Training Center Cape May Commanding Officer Captain Bill Kelly said when recruits arrive each Tuesday at 8:30 p.m. on a bus from Philadelphia International Airport, “They give up all of those things that are so important to them,” such as using a cell phone and texting, iPods, smoking and drinking coffee and soda.
Signs on the wall of the classroom in Sexton Hall where incoming recruits first congregate read “Honor, Respect, Devotion to Duty.”
“We want them to be successful,” said Kelly. “They may not really believe that at first when they are getting pushed to the limit but we truly want each and every person that comes through to be successful.”
“I tell them we are going to insist you meet the standard and we are going to do everything to assist you to meet that standard,” he continued.
He said in order to change a civilian into an “enlisted maritime guardian in seven weeks, you have to make that change pretty significant and pretty stark.”
“One of the ways you do that is by stripping them down of all those comforts of home that they’re accustomed to,” said Kelly.
Recruits are stripped down so they can be built up again to be the “Guardians the nation demands and expects” from the Coast Guard, said Kelly. Privileges return as recruits progress such as being allowed to have dessert at chow.
He said the training center has never graduated a class containing everyone that showed up on the bus on a Tuesday night. Kelly said some twist an ankle, lose a week and graduate with another class and some decide the Coast Guard is not for them and leave.
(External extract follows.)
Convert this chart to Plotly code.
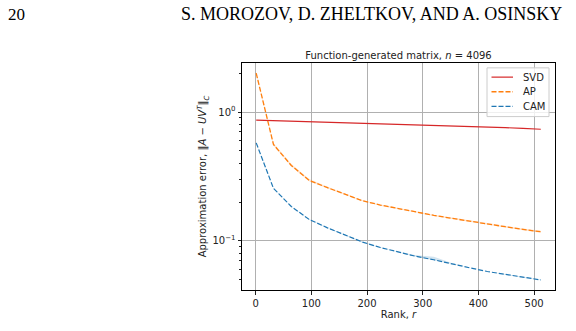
import plotly.graph_objects as go

ranks = [1, 32, 64, 96, 128, 160, 192, 224, 256, 288, 320, 352, 384, 416, 448, 480, 512]
svd_err = [0.865, 0.857, 0.850, 0.843, 0.836, 0.829, 0.822, 0.815, 0.808, 0.801, 0.794, 0.787, 0.780, 0.768, 0.757, 0.746, 0.735]
ap_err = [2.0, 0.56, 0.385, 0.295, 0.26, 0.23, 0.205, 0.19, 0.178, 0.167, 0.158, 0.150, 0.142, 0.135, 0.129, 0.123, 0.118]
ap_upper = [2.05, 0.575, 0.395, 0.302, 0.264, 0.233, 0.207, 0.192, 0.180, 0.169, 0.160, 0.152, 0.144, 0.137, 0.131, 0.125, 0.120]
ap_lower = [1.95, 0.55, 0.378, 0.290, 0.256, 0.227, 0.203, 0.188, 0.176, 0.165, 0.156, 0.148, 0.140, 0.133, 0.127, 0.121, 0.116]
cam_err = [0.576, 0.256, 0.185, 0.147, 0.127, 0.111, 0.098, 0.089, 0.082, 0.076, 0.0715, 0.067, 0.062, 0.058, 0.055, 0.052, 0.0499]
cam_upper = [0.580, 0.258, 0.186, 0.148, 0.128, 0.112, 0.099, 0.0895, 0.0825, 0.0775, 0.0755, 0.0675, 0.0623, 0.0583, 0.0553, 0.0522, 0.0501]
cam_lower = [0.572, 0.254, 0.184, 0.146, 0.126, 0.110, 0.097, 0.0885, 0.0815, 0.0755, 0.0710, 0.0665, 0.0617, 0.0577, 0.0547, 0.0518, 0.0497]

series_names = ["SVD", "AP", "CAM"]
x_ticks = [0, 100, 200, 300, 400, 500]
y_ticks = [0.1, 1]
y_ticktext = ["10<sup>−1</sup>", "10<sup>0</sup>"]
y_minor = [0.05, 0.06, 0.07, 0.08, 0.09, 0.2, 0.3, 0.4, 0.5, 0.6, 0.7, 0.8, 0.9, 2.0]

RED = "#d62728"
ORANGE = "#ff7f0e"
BLUE = "#1f77b4"
DASH = "5px,2px"
styles = [dict(color=RED, width=1.2), dict(color=ORANGE, width=1.3, dash=DASH),
          dict(color=BLUE, width=1.2, dash=DASH)]

fig = go.Figure()

def band(x, lo, hi, color):
    fig.add_trace(go.Scatter(x=x, y=hi, mode="lines", line=dict(width=0), showlegend=False, hoverinfo="skip"))
    fig.add_trace(go.Scatter(x=x, y=lo, mode="lines", line=dict(width=0), fill="tonexty",
                             fillcolor=color, showlegend=False, hoverinfo="skip"))

band(ranks, ap_lower, ap_upper, "rgba(255,127,14,0.2)")
band(ranks, cam_lower, cam_upper, "rgba(31,119,180,0.2)")

for name, vals, st in zip(series_names, [svd_err, ap_err, cam_err], styles):
    fig.add_trace(go.Scatter(x=ranks, y=vals, mode="lines", name=name, line=st, showlegend=False))

TXT = "#222"
fig.update_layout(
    width=576, height=331,
    margin=dict(l=242, r=21, t=63, b=35),
    paper_bgcolor="white", plot_bgcolor="white",
    font=dict(family="DejaVu Sans", size=10, color=TXT),
    showlegend=False,
    title=dict(text="Function-generated matrix, <i>n</i> = 4096",
               x=0.5, xref="paper", xanchor="center",
               y=1, yref="paper", yanchor="bottom", pad=dict(b=4),
               font=dict(family="DejaVu Sans", size=10, color=TXT)),
    xaxis=dict(range=[-24.5, 537.5], tickvals=x_ticks, ticks="outside", ticklen=3.5,
               tickcolor=TXT, showline=True, linecolor="black", linewidth=1, mirror=True,
               showgrid=True, gridcolor="#b0b0b0", gridwidth=0.8, zeroline=False,
               tickfont=dict(size=10),
               title=dict(text="Rank, <i>r</i>", standoff=3, font=dict(size=10))),
    yaxis=dict(type="log", range=[-1.38, 0.38], tickvals=y_ticks, ticktext=y_ticktext,
               ticks="outside", ticklen=3.5, tickcolor=TXT,
               showline=True, linecolor="black", linewidth=1, mirror=True,
               showgrid=True, gridcolor="#b0b0b0", gridwidth=0.8, zeroline=False,
               tickfont=dict(size=10),
               minor=dict(ticks="outside", ticklen=2, tickcolor=TXT, showgrid=False,
                          tickvals=y_minor),
               title=dict(text="Approximation error, ‖<i>A</i> − <i>UV</i><sup><i>T</i></sup>‖<sub><i>C</i></sub>",
                          standoff=3, font=dict(size=10))),
)

plot_l, plot_r, plot_t, plot_b = 242, 555, 63, 296
def px(pxx, pyy):
    return (pxx - plot_l) / (plot_r - plot_l), (plot_b - pyy) / (plot_b - plot_t)

# legend (drawn manually to match compact matplotlib spacing)
x0, y0 = px(487, 68)
x1, y1 = px(549, 118)
fig.add_shape(type="rect", xref="paper", yref="paper", x0=x0, x1=x1, y0=y1, y1=y0,
              line=dict(color="#cccccc", width=1), fillcolor="rgba(255,255,255,0.8)", layer="above")
for i, (name, st) in enumerate(zip(series_names, styles)):
    yy = 77.5 + 15 * i
    lx0, ly = px(491.5, yy)
    lx1, _ = px(513, yy)
    fig.add_shape(type="line", xref="paper", yref="paper", x0=lx0, x1=lx1, y0=ly, y1=ly,
                  line=st, layer="above")
    tx, _ = px(521, yy)
    fig.add_annotation(text=name, x=tx, y=ly, xref="paper", yref="paper",
                       xanchor="left", yanchor="middle", showarrow=False,
                       font=dict(family="DejaVu Sans", size=10, color=TXT))

hx, hy = px(5.5, 13)
fig.add_annotation(text="20", x=hx, y=hy, xref="paper", yref="paper",
                   xanchor="left", yanchor="middle", showarrow=False,
                   font=dict(family="Liberation Serif", size=17, color="black"))
hx2, hy2 = px(179, 13)
fig.add_annotation(text="S. MOROZOV, D. ZHELTKOV, AND A. OSINSKY", x=hx2, y=hy2,
                   xref="paper", yref="paper", xanchor="left", yanchor="middle",
                   showarrow=False,
                   font=dict(family="Liberation Serif", size=18, color="black"))

fig.write_html("out.html")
He said the Coast Guard recruits tested comparably with upper end testing of the Air Force.
The average age is 23 with almost half of recruits arriving with a Bachelors or Associates degree and it is not uncommon to find a recruit with a Masters Degree in a company of 100, said Kelly. He said the nation’s current economic conditions are driving some recruits to join the Coast Guard. A new post 9/11 G.I. Bill provides opportunity for recruits to continue their degree, said Kelly.